The New York Times reported that Grindr has two million daily users, who spend an average of 54 minutes inside the app. Those are impressive engagement rates, and the company is reported to have generated $32 million in revenue in 2014, up from $25 million one year previous.
Grindr founder and CEO Joel Simkhai described the investment as “a huge vote of confidence in our vision to connect gay men to even more of the world around them,” but stressed that it would be “business as usual” despite the influx of capital.
Simkhai and Grindr’s employees retain the remaining shares in the company, and expect that the alliance will allow the service — which has become the de facto hook-up app for gay men — to expand into new areas.
“We have taken this investment in our company to accelerate our growth, to allow us to expand our services for you, and to continue to ensure that we make Grindr the number one app and brand for our millions of users,” Simkhai wrote in a company blog post.
“We have users in every country in the world, but in order to get to the next phase of our business and grow faster, we needed a partner,” Carter McJunkin, Grindr’s COO, added via an interview with the New York Times.
The deal will also allow Beijing Kunlun Tech to expand its own reach outside of China.

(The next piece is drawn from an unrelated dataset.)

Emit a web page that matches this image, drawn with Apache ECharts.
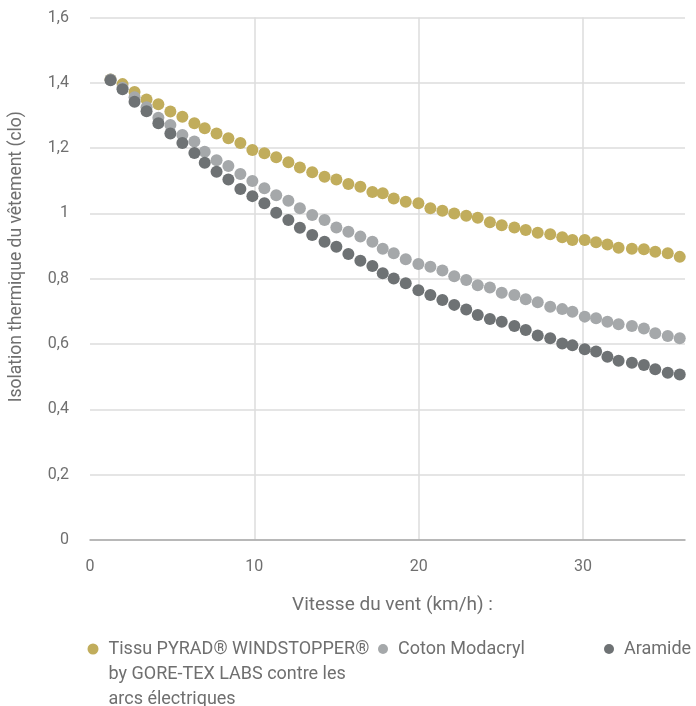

The company, which is listed on the Shenzhen stock exchange in China, has been busy diversifying and expanding its business. It recently invested $27 million in micro-loan company Qufenqi, and $15 million in fresh produce e-tailer 1Mxian.
It’s unclear whether this latest investment will see Beijing Kunlun tech will bring Grindr to China, where an app called Blued is the top dating service for gay men with a reported two million members.